**DESCRIPTION OF THE TASK**
Output the data word for word, dropping every image.
·····
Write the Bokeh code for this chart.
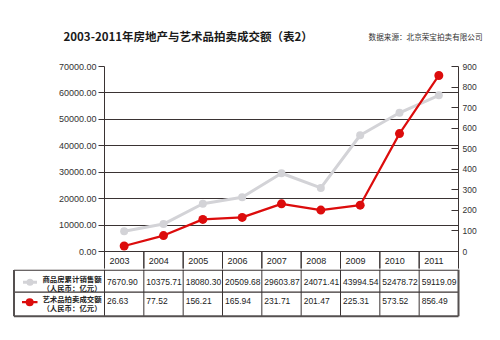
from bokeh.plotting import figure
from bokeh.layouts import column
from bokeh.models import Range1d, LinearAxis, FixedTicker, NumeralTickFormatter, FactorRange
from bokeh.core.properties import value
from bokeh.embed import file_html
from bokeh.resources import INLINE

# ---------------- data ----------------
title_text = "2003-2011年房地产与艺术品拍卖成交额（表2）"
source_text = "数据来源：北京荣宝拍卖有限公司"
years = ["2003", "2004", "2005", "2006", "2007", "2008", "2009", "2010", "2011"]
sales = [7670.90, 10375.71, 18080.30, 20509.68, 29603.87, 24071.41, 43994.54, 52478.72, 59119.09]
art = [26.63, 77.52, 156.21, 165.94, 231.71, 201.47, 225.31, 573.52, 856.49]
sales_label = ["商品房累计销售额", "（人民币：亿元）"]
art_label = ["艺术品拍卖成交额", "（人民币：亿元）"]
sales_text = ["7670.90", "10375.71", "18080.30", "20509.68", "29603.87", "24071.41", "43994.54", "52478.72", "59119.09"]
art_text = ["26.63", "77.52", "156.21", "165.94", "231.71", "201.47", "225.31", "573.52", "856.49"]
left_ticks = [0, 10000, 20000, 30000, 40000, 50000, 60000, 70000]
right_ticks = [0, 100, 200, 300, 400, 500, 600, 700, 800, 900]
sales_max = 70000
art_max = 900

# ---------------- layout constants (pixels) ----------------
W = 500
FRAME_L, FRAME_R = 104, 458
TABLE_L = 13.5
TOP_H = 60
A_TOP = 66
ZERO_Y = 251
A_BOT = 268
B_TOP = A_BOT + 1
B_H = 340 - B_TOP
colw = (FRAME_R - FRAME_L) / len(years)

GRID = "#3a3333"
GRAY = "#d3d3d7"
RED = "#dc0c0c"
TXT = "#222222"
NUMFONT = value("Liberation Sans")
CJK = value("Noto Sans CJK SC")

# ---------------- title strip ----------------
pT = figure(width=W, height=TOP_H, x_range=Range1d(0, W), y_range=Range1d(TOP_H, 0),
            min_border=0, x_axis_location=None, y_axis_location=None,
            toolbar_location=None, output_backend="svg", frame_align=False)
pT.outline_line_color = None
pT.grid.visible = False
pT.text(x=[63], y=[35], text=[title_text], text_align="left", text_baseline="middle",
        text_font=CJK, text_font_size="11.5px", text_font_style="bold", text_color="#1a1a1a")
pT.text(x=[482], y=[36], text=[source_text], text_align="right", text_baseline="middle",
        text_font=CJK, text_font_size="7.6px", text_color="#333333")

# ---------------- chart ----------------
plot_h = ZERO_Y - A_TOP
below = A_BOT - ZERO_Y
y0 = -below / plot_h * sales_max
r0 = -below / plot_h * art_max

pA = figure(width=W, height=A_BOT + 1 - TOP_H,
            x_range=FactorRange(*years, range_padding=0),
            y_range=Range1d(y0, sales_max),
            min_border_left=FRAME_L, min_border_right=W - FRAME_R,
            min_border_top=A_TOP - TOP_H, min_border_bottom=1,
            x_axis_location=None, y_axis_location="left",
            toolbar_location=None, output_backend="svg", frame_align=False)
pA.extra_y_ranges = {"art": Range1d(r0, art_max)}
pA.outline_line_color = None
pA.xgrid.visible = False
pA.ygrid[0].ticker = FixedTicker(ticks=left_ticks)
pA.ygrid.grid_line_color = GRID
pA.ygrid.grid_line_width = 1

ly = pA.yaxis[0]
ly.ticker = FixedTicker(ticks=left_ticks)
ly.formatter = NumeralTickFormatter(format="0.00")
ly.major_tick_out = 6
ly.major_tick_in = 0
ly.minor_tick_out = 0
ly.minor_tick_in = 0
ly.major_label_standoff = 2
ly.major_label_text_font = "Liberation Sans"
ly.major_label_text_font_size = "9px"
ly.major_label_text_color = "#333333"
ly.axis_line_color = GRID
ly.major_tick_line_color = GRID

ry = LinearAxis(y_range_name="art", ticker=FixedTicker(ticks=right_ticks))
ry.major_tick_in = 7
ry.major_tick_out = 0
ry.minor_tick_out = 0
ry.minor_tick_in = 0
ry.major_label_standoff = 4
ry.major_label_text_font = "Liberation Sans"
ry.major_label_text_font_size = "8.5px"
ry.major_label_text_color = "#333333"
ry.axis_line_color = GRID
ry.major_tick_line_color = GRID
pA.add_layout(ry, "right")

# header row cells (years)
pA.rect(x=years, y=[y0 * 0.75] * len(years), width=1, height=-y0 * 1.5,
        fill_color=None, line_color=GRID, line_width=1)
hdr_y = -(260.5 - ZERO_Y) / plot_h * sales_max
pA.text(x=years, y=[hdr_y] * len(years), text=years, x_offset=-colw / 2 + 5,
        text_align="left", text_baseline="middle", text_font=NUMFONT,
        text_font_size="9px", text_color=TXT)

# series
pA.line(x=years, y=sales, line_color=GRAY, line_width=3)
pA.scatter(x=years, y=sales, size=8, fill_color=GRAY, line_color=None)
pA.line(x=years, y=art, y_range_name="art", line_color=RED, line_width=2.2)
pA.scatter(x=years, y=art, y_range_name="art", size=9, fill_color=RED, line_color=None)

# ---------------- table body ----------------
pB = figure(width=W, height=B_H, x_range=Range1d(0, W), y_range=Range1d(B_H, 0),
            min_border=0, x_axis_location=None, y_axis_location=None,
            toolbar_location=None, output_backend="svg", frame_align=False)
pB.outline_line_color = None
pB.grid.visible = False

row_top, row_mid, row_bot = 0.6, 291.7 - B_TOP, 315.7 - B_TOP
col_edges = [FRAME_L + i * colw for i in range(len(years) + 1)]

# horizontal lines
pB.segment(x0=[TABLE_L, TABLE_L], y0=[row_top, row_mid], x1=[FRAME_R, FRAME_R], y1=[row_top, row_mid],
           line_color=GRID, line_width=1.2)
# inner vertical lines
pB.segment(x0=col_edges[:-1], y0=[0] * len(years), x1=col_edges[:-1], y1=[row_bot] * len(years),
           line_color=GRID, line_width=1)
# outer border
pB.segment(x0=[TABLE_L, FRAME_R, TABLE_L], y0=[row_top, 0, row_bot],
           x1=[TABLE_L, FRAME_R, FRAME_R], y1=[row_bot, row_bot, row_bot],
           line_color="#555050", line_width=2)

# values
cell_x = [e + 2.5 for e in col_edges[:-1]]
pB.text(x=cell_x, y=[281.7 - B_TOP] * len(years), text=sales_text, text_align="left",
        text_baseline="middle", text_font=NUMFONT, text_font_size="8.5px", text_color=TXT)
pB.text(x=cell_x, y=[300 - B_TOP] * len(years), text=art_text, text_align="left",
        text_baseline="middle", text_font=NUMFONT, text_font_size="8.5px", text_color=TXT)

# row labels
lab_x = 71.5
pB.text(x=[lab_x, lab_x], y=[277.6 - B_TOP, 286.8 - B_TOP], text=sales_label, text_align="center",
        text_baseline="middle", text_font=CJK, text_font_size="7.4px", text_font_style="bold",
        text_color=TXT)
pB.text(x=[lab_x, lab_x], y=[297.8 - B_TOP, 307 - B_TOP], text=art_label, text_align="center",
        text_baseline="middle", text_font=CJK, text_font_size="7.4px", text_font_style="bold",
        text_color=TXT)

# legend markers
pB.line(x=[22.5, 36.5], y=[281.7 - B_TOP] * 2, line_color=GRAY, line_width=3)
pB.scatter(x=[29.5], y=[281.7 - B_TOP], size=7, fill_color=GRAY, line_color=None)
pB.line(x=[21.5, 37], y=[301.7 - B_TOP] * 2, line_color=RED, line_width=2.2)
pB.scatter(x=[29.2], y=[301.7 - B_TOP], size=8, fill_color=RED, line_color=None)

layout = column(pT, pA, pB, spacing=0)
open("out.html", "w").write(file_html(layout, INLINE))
·····
**THE RESULT**
Write the Bokeh code for this chart.
from bokeh.plotting import figure
from bokeh.layouts import column
from bokeh.models import Range1d, LinearAxis, FixedTicker, NumeralTickFormatter, FactorRange
from bokeh.core.properties import value
from bokeh.embed import file_html
from bokeh.resources import INLINE

# ---------------- data ----------------
title_text = "2003-2011年房地产与艺术品拍卖成交额（表2）"
source_text = "数据来源：北京荣宝拍卖有限公司"
years = ["2003", "2004", "2005", "2006", "2007", "2008", "2009", "2010", "2011"]
sales = [7670.90, 10375.71, 18080.30, 20509.68, 29603.87, 24071.41, 43994.54, 52478.72, 59119.09]
art = [26.63, 77.52, 156.21, 165.94, 231.71, 201.47, 225.31, 573.52, 856.49]
sales_label = ["商品房累计销售额", "（人民币：亿元）"]
art_label = ["艺术品拍卖成交额", "（人民币：亿元）"]
sales_text = ["7670.90", "10375.71", "18080.30", "20509.68", "29603.87", "24071.41", "43994.54", "52478.72", "59119.09"]
art_text = ["26.63", "77.52", "156.21", "165.94", "231.71", "201.47", "225.31", "573.52", "856.49"]
left_ticks = [0, 10000, 20000, 30000, 40000, 50000, 60000, 70000]
right_ticks = [0, 100, 200, 300, 400, 500, 600, 700, 800, 900]
sales_max = 70000
art_max = 900

# ---------------- layout constants (pixels) ----------------
W = 500
FRAME_L, FRAME_R = 104, 458
TABLE_L = 13.5
TOP_H = 60
A_TOP = 66
ZERO_Y = 251
A_BOT = 268
B_TOP = A_BOT + 1
B_H = 340 - B_TOP
colw = (FRAME_R - FRAME_L) / len(years)

GRID = "#3a3333"
GRAY = "#d3d3d7"
RED = "#dc0c0c"
TXT = "#222222"
NUMFONT = value("Liberation Sans")
CJK = value("Noto Sans CJK SC")

# ---------------- title strip ----------------
pT = figure(width=W, height=TOP_H, x_range=Range1d(0, W), y_range=Range1d(TOP_H, 0),
            min_border=0, x_axis_location=None, y_axis_location=None,
            toolbar_location=None, output_backend="svg", frame_align=False)
pT.outline_line_color = None
pT.grid.visible = False
pT.text(x=[63], y=[35], text=[title_text], text_align="left", text_baseline="middle",
        text_font=CJK, text_font_size="11.5px", text_font_style="bold", text_color="#1a1a1a")
pT.text(x=[482], y=[36], text=[source_text], text_align="right", text_baseline="middle",
        text_font=CJK, text_font_size="7.6px", text_color="#333333")

# ---------------- chart ----------------
plot_h = ZERO_Y - A_TOP
below = A_BOT - ZERO_Y
y0 = -below / plot_h * sales_max
r0 = -below / plot_h * art_max

pA = figure(width=W, height=A_BOT + 1 - TOP_H,
            x_range=FactorRange(*years, range_padding=0),
            y_range=Range1d(y0, sales_max),
            min_border_left=FRAME_L, min_border_right=W - FRAME_R,
            min_border_top=A_TOP - TOP_H, min_border_bottom=1,
            x_axis_location=None, y_axis_location="left",
            toolbar_location=None, output_backend="svg", frame_align=False)
pA.extra_y_ranges = {"art": Range1d(r0, art_max)}
pA.outline_line_color = None
pA.xgrid.visible = False
pA.ygrid[0].ticker = FixedTicker(ticks=left_ticks)
pA.ygrid.grid_line_color = GRID
pA.ygrid.grid_line_width = 1

ly = pA.yaxis[0]
ly.ticker = FixedTicker(ticks=left_ticks)
ly.formatter = NumeralTickFormatter(format="0.00")
ly.major_tick_out = 6
ly.major_tick_in = 0
ly.minor_tick_out = 0
ly.minor_tick_in = 0
ly.major_label_standoff = 2
ly.major_label_text_font = "Liberation Sans"
ly.major_label_text_font_size = "9px"
ly.major_label_text_color = "#333333"
ly.axis_line_color = GRID
ly.major_tick_line_color = GRID

ry = LinearAxis(y_range_name="art", ticker=FixedTicker(ticks=right_ticks))
ry.major_tick_in = 7
ry.major_tick_out = 0
ry.minor_tick_out = 0
ry.minor_tick_in = 0
ry.major_label_standoff = 4
ry.major_label_text_font = "Liberation Sans"
ry.major_label_text_font_size = "8.5px"
ry.major_label_text_color = "#333333"
ry.axis_line_color = GRID
ry.major_tick_line_color = GRID
pA.add_layout(ry, "right")

# header row cells (years)
pA.rect(x=years, y=[y0 * 0.75] * len(years), width=1, height=-y0 * 1.5,
        fill_color=None, line_color=GRID, line_width=1)
hdr_y = -(260.5 - ZERO_Y) / plot_h * sales_max
pA.text(x=years, y=[hdr_y] * len(years), text=years, x_offset=-colw / 2 + 5,
        text_align="left", text_baseline="middle", text_font=NUMFONT,
        text_font_size="9px", text_color=TXT)

# series
pA.line(x=years, y=sales, line_color=GRAY, line_width=3)
pA.scatter(x=years, y=sales, size=8, fill_color=GRAY, line_color=None)
pA.line(x=years, y=art, y_range_name="art", line_color=RED, line_width=2.2)
pA.scatter(x=years, y=art, y_range_name="art", size=9, fill_color=RED, line_color=None)

# ---------------- table body ----------------
pB = figure(width=W, height=B_H, x_range=Range1d(0, W), y_range=Range1d(B_H, 0),
            min_border=0, x_axis_location=None, y_axis_location=None,
            toolbar_location=None, output_backend="svg", frame_align=False)
pB.outline_line_color = None
pB.grid.visible = False

row_top, row_mid, row_bot = 0.6, 291.7 - B_TOP, 315.7 - B_TOP
col_edges = [FRAME_L + i * colw for i in range(len(years) + 1)]

# horizontal lines
pB.segment(x0=[TABLE_L, TABLE_L], y0=[row_top, row_mid], x1=[FRAME_R, FRAME_R], y1=[row_top, row_mid],
           line_color=GRID, line_width=1.2)
# inner vertical lines
pB.segment(x0=col_edges[:-1], y0=[0] * len(years), x1=col_edges[:-1], y1=[row_bot] * len(years),
           line_color=GRID, line_width=1)
# outer border
pB.segment(x0=[TABLE_L, FRAME_R, TABLE_L], y0=[row_top, 0, row_bot],
           x1=[TABLE_L, FRAME_R, FRAME_R], y1=[row_bot, row_bot, row_bot],
           line_color="#555050", line_width=2)

# values
cell_x = [e + 2.5 for e in col_edges[:-1]]
pB.text(x=cell_x, y=[281.7 - B_TOP] * len(years), text=sales_text, text_align="left",
        text_baseline="middle", text_font=NUMFONT, text_font_size="8.5px", text_color=TXT)
pB.text(x=cell_x, y=[300 - B_TOP] * len(years), text=art_text, text_align="left",
        text_baseline="middle", text_font=NUMFONT, text_font_size="8.5px", text_color=TXT)

# row labels
lab_x = 71.5
pB.text(x=[lab_x, lab_x], y=[277.6 - B_TOP, 286.8 - B_TOP], text=sales_label, text_align="center",
        text_baseline="middle", text_font=CJK, text_font_size="7.4px", text_font_style="bold",
        text_color=TXT)
pB.text(x=[lab_x, lab_x], y=[297.8 - B_TOP, 307 - B_TOP], text=art_label, text_align="center",
        text_baseline="middle", text_font=CJK, text_font_size="7.4px", text_font_style="bold",
        text_color=TXT)

# legend markers
pB.line(x=[22.5, 36.5], y=[281.7 - B_TOP] * 2, line_color=GRAY, line_width=3)
pB.scatter(x=[29.5], y=[281.7 - B_TOP], size=7, fill_color=GRAY, line_color=None)
pB.line(x=[21.5, 37], y=[301.7 - B_TOP] * 2, line_color=RED, line_width=2.2)
pB.scatter(x=[29.2], y=[301.7 - B_TOP], size=8, fill_color=RED, line_color=None)

layout = column(pT, pA, pB, spacing=0)
open("out.html", "w").write(file_html(layout, INLINE))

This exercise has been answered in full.